The House of Representatives recently approved the Choice in Automobile Retail Sales (CARS) Act, a legislative response to the Biden administration’s tailpipe emissions regulations aimed at promoting electric vehicles (EVs). Garnering 221 votes in favor, the bill saw support from 216 Republicans and five Democrats.
Introduced by Republican Representatives Tim Walberg of Michigan and Andrew Clyde of Georgia, the CARS Act targets the EPA’s proposed emissions standards for gas-powered cars, which critics argue could limit consumer choice and push a substantial shift towards EVs. The bill seeks to prevent rules that mandate specific technologies or restrict new vehicle availability based on engine type.
Walberg praised the bill’s passage, criticizing the Biden administration’s approach as unrealistic and highlighting the importance of consumer choice in the automotive market. The proposed EPA regulations, if enacted, could lead to 67% of new car purchases being electric by 2032, a significant increase from current levels.
John Bozzella, CEO of the Alliance for Automotive Innovation, has expressed concern that the stringent standards could raise vehicle costs and disadvantage portions of the U.S. population. Critics also argue that a rapid transition to EVs could increase reliance on Chinese-dominated battery supply chains, impacting U.S. energy security.

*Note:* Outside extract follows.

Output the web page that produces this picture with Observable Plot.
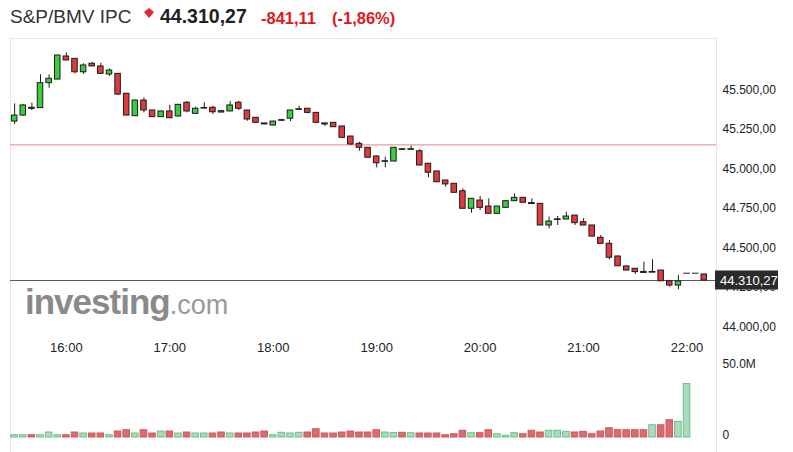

The bill now moves to the Senate, where it has garnered bipartisan interest. However, the White House has indicated that President Biden would veto the bill if it reaches his desk, citing the importance of aggressive emissions standards for pollution reduction and public health. Despite this, the legislation marks a significant step in the ongoing debate over the future of automotive technology and environmental policy in the United States.